OpenPecha / Requests

RFWs and RFCs for all OpenPecha repositories
0 stars 0 forks source link

RFC0114: Recreate the benchmark dataset, ensuring a more balanced distribution across all departments #448

Closed spsither closed 4 months ago

spsither commented 4 months ago

RFC0114: Recreate the benchmark dataset, ensuring a more balanced distribution across all departments

Named Concepts

Benchmark dataset: The dataset is used as a reference point for performance evaluation.

Summary

Recreate a benchmark dataset with a more even distribution within departments, specifically considering genders, ages, and education qualifications.

Dependencies

saymore-report-generator

Infrastructures

This can be run on a local machine.

Justification

The benchmark dataset will serve as the litmus test for a model's performance so we have to make sure the dataset is representative of what we need.

Why was the currently proposed design selected over alternatives?

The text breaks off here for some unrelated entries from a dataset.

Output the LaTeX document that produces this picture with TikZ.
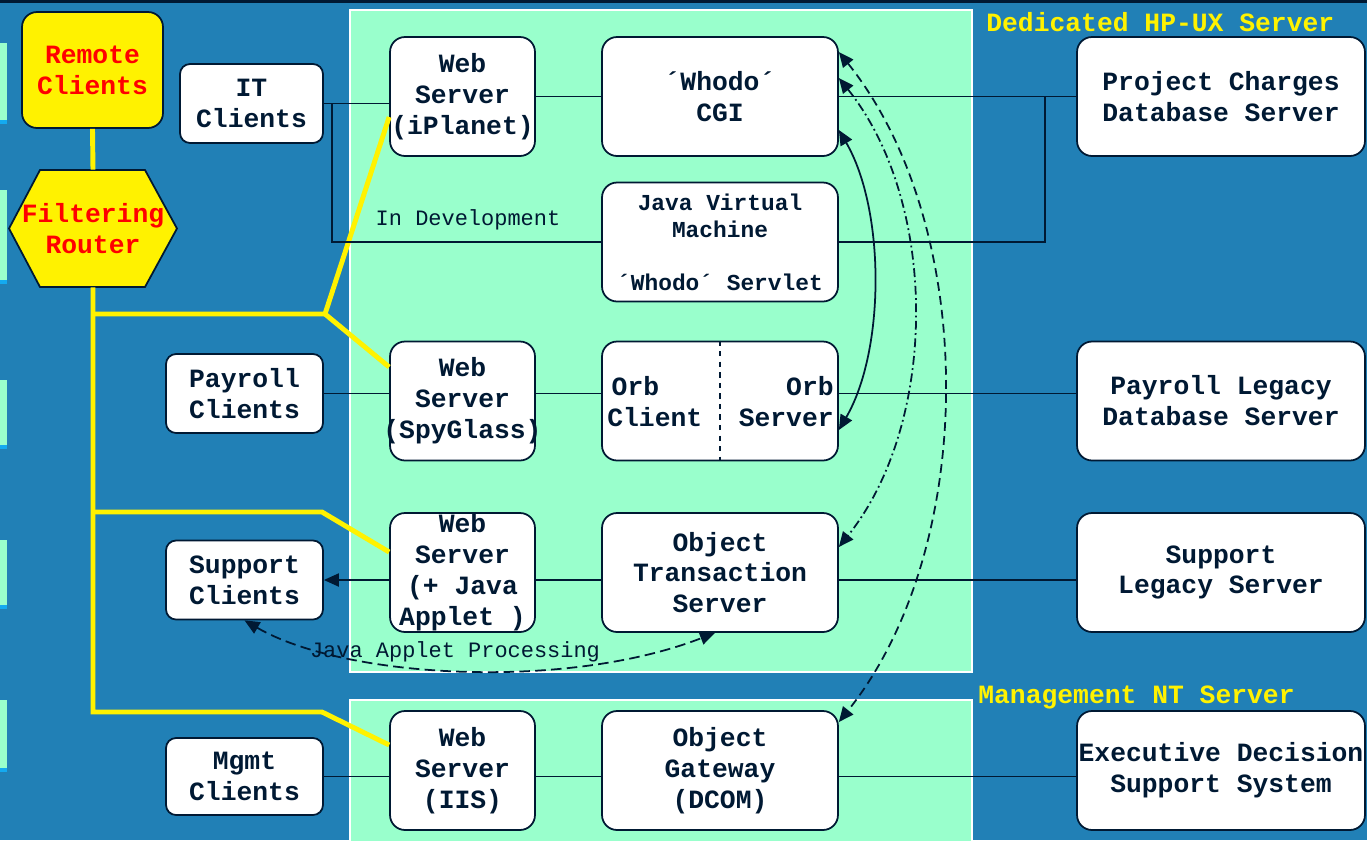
\documentclass[tikz,border=0pt]{standalone}
\usepackage{fontspec}
\setmonofont{Liberation Mono}
\usetikzlibrary{arrows.meta}

\definecolor{bgblue}{RGB}{33,128,182}
\definecolor{mint}{RGB}{153,255,204}
\definecolor{navy}{RGB}{0,25,51}
\definecolor{tipblue}{RGB}{20,170,240}

\begin{document}
\begin{tikzpicture}[x=0.02cm, y=-0.02cm, >={Triangle[length=0.3cm,width=0.26cm]},
		box/.style={draw=navy, line width=1pt, fill=white, rounded corners=0.3cm, inner sep=0pt,
			align=center, text=navy, font=\ttfamily\bfseries\fontsize{15}{17.6}\selectfont},
		clientbox/.style={box, rounded corners=0.2cm, minimum width=3.14cm, minimum height=1.58cm},
		webbox/.style={box, minimum width=2.9cm, minimum height=2.38cm},
		midbox/.style={box, minimum width=4.72cm, minimum height=2.38cm},
		dbbox/.style={box, minimum width=5.76cm, minimum height=2.38cm},
		boxtext/.style={inner sep=0pt, text=navy, font=\ttfamily\bfseries\fontsize{15}{17.6}\selectfont},
		wire/.style={draw=navy, line width=1.1pt},
		yline/.style={draw=yellow, line width=2.8pt},
		panel/.style={fill=mint, draw=white, line width=1pt},
		tag/.style={inner sep=0pt, text=yellow, font=\ttfamily\bfseries\fontsize{15}{17.6}\selectfont},
		note/.style={inner sep=0pt, text=navy, font=\ttfamily\fontsize{12.5}{15}\selectfont},
		link/.style={draw=navy, line width=1pt, <->}]

	\useasboundingbox (0,0) rectangle (1367,840);
	\clip (0,0) rectangle (1367,840);
	\fill[bgblue] (0,0) rectangle (1367,840);
	\fill[navy] (0,0) rectangle (1367,3);

	% strips at the left edge
	\foreach \ya/\yb in {43/120, 190/280, 380/445, 540/605, 700/768}{
		\fill[mint] (0,\ya) rectangle (7,\yb);
		\fill[tipblue] (0,\yb) rectangle (7,{\yb+4});
	}

	% server panels
	\draw[panel] (350,10) rectangle (972,672);
	\draw[panel] (350,700) rectangle (972,850);
	\node[tag, anchor=west] (hpux) at (986,22) {Dedicated HP-UX Server};
	\node[tag, anchor=west] (ntsrv) at (978,697) {Management NT Server};

	% remote side
	\node[box, fill=yellow, text=red, minimum width=2.82cm, minimum height=2.32cm] (remote) at (92.5,70) {Remote\\Clients};
	\draw[draw=navy, line width=1pt, fill=yellow] (9,228.5) -- (40,170) -- (145,170) -- (177,228.5) -- (145,287) -- (40,287) -- cycle;
	\node[boxtext, text=red, align=center, minimum width=3.36cm, minimum height=2.34cm] (router) at (93,228.5) {Filtering\\Router};

	% clients
	\node[clientbox, minimum width=2.86cm] (itclients) at (251.5,103.5) {IT\\Clients};
	\node[clientbox] (payclients) at (244.5,393.5) {Payroll\\Clients};
	\node[clientbox] (supclients) at (244.5,580) {Support\\Clients};
	\node[clientbox, minimum height=1.54cm] (mgmtclients) at (244.5,776.5) {Mgmt\\Clients};

	% web servers
	\node[webbox] (webip) at (462.5,96.5) {Web\\Server\\(iPlanet)};
	\node[webbox] (webspy) at (462.5,401) {Web\\Server\\\makebox[0pt]{(SpyGlass)}};
	\node[webbox] (webjava) at (462.5,572.5) {Web\\Server\\(+ Java\\Applet )};
	\node[webbox] (webiis) at (462.5,770.5) {Web\\Server\\(IIS)};

	% middle column
	\node[midbox] (cgi) at (720,96.5) {´Whodo´\\CGI};
	\node[midbox, font=\ttfamily\bfseries\fontsize{13}{15.3}\selectfont] (jvm) at (720,242) {Java Virtual\\Machine\\[0.52cm]´Whodo´ Servlet};
	\node[midbox] (orb) at (720,401) {};
	\draw[navy, line width=0.8pt, dashed] (orb.north) -- (orb.south);
	\node[boxtext, anchor=west, align=left] (orbclient) at (607,402) {\,Orb\\Client};
	\node[boxtext, anchor=east, align=right] (orbserver) at (834,402) {Orb\\Server};
	\node[midbox] (ots) at (720,572.5) {Object\\Transaction\\Server};
	\node[midbox] (gateway) at (720,770.5) {Object\\Gateway\\(DCOM)};

	% back ends
	\node[dbbox] (pcdb) at (1221,96.5) {Project Charges\\Database Server};
	\node[dbbox] (paydb) at (1221,401) {Payroll Legacy\\Database Server};
	\node[dbbox] (suplegacy) at (1221,572.5) {Support\\Legacy Server};
	\node[dbbox] (exec) at (1221,770.5) {Executive Decision\\Support System};

	% yellow network
	\coordinate (fork) at (325,314);
	\draw[yline] (remote.south) -- (router.north);
	\draw[yline] (router.south) |- (322,712) -- ([yshift=0.51cm]webiis.west);
	\draw[yline] (router.south |- fork) -- (fork) -- ([yshift=-0.41cm]webip.west);
	\draw[yline] (fork) -- ([yshift=0.68cm]webspy.west);
	\draw[yline] (router.south |- 0,512) -- (322,512) -- ([yshift=0.41cm]webjava.west);

	% wires
	\coordinate (itsplit) at (332,103.5);
	\coordinate (dbsplit) at (1045,96.5);
	\draw[wire] (itclients.east) -- (itclients.east -| webip.west);
	\draw[wire] (itsplit) |- (jvm.west);
	\node[note] (indev) at (468,220) {In Development};
	\draw[wire] (webip.east) -- (cgi.west);
	\draw[wire] (cgi.east) -- (pcdb.west);
	\draw[wire] (jvm.east) -| (dbsplit);

	\draw[wire] (payclients.east) -- (payclients.east -| webspy.west);
	\draw[wire] (webspy.east |- payclients.east) -- (payclients.east -| orb.west);
	\draw[wire] (orb.east |- payclients.east) -- (payclients.east -| paydb.west);

	\draw[wire, ->] (supclients.east -| webjava.west) -- (supclients.east);
	\draw[wire] (webjava.east |- supclients.east) -- (supclients.east -| ots.west);
	\draw[wire] (ots.east |- supclients.east) -- (supclients.east -| suplegacy.west);

	\draw[wire] (mgmtclients.east) -- (mgmtclients.east -| webiis.west);
	\draw[wire] (webiis.east |- mgmtclients.east) -- (mgmtclients.east -| gateway.west);
	\draw[wire] (gateway.east |- mgmtclients.east) -- (mgmtclients.east -| exec.west);

	% object calls
	\draw[link] ([yshift=-0.67cm]cgi.east) .. controls +(0.93cm,-1.6cm) and +(0.93cm,1.6cm) .. ([yshift=-0.58cm]orb.east);
	\draw[link, dash pattern=on 5pt off 2pt on 1pt off 2pt] ([yshift=0.37cm]cgi.east) .. controls +(2cm,-2.5cm) and +(2cm,2.5cm) .. ([yshift=0.51cm]ots.east);
	\draw[link, dash pattern=on 5pt off 3pt] ([yshift=0.89cm]cgi.east) .. controls +(2.8cm,-3.5cm) and +(2.8cm,3.5cm) .. ([yshift=0.97cm]gateway.east);
	\draw[link, dash pattern=on 6pt off 3pt] (supclients.south) .. controls +(2cm,-1.16cm) and +(-3cm,-1.16cm) .. ([xshift=-0.1cm]ots.south);
	\node[note] (applet) at (455,652) {Java Applet Processing};
\end{tikzpicture}
\end{document}
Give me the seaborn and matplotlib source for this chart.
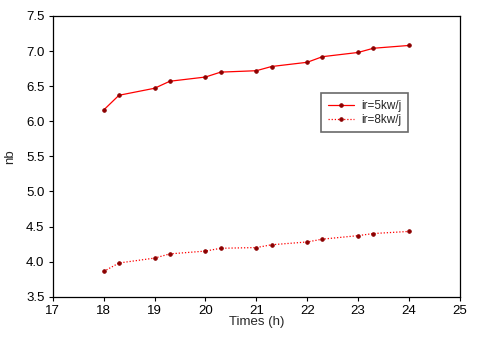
import matplotlib
matplotlib.use("Agg")
import matplotlib.pyplot as plt
import seaborn as sns
import pandas as pd

# Donnees
times = [18, 18.3, 19, 19.3, 20, 20.3, 21, 21.3, 22, 22.3, 23, 23.3, 24]
nb_5kw = [6.16, 6.37, 6.47, 6.57, 6.63, 6.70, 6.72, 6.78, 6.84, 6.92, 6.98, 7.04, 7.08]
nb_8kw = [3.86, 3.98, 4.05, 4.11, 4.15, 4.19, 4.20, 4.24, 4.28, 4.32, 4.37, 4.40, 4.43]
labels = ["ir=5kw/j", "ir=8kw/j"]

df = pd.DataFrame({"t": times + times,
                   "nb": nb_5kw + nb_8kw,
                   "serie": [labels[0]] * len(times) + [labels[1]] * len(times)})

sns.set_style("ticks")
plt.rcParams["font.family"] = ["Liberation Sans", "DejaVu Sans"]

fig = plt.figure(figsize=(4.8, 3.37), dpi=100)
ax = fig.add_axes([0.110, 0.1196, 0.848, 0.833])

sns.lineplot(data=df, x="t", y="nb", hue="serie", style="serie",
             palette=["red", "red"], dashes=[(None, None), (1, 1.5)],
             markers=["o", "o"], ax=ax, linewidth=0.9, markersize=2.5,
             markerfacecolor="#8b0000", markeredgecolor="#8b0000")

ax.set_xlim(17, 25)
ax.set_ylim(3.5, 7.5)
ax.set_xticks(range(17, 26))
ax.set_yticks([3.5, 4.0, 4.5, 5.0, 5.5, 6.0, 6.5, 7.0, 7.5])
ax.set_yticklabels([f"{v:.1f}" for v in ax.get_yticks()])
ax.tick_params(labelsize=9.5, length=3, width=0.8, pad=3, colors="black")
ax.set_xlabel("Times (h)", fontsize=9.5, labelpad=-1)
ax.set_ylabel("nb", fontsize=9.5)
ax.yaxis.set_label_coords(-0.09, 0.5)
for s in ax.spines.values():
    s.set_visible(True)
    s.set_color("black")
    s.set_linewidth(0.9)

leg = ax.legend(loc="upper left", bbox_to_anchor=(0.645, 0.745), fontsize=8.5,
                frameon=True, fancybox=False, edgecolor="#444444",
                handlelength=2.2, handletextpad=0.6, borderpad=0.55,
                labelspacing=0.15)
leg.get_frame().set_linewidth(1.2)

fig.savefig("out.png", dpi=100)
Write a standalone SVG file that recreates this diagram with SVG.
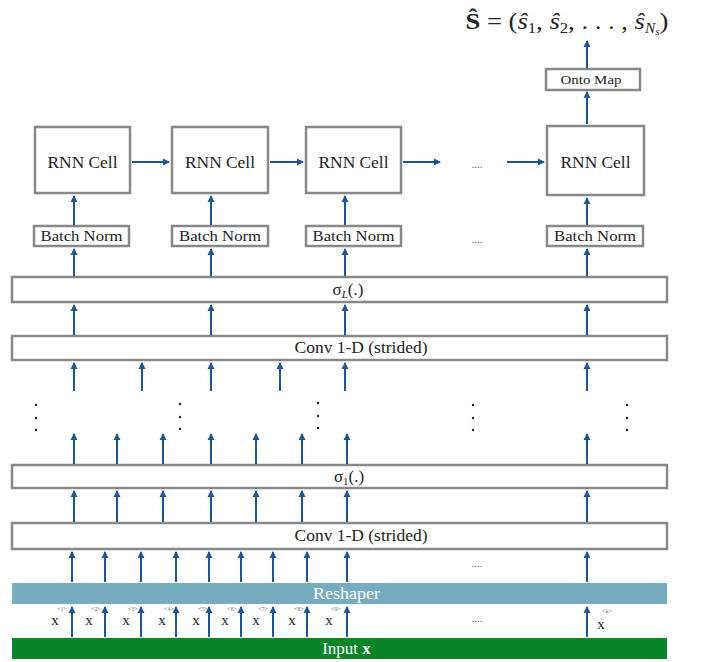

This approach was selected because it leads to equal weights given to all departments.

What would be the impact of going with one of the alternative approaches? An alternative would be to take a random percentage of the whole dataset which may give uneven distribution.

Testing

The test for the distribution is part of the notebook where we check the distribution of the different departments.

Implementation Steps

stt-combine-datasets

Reviewed By

spsither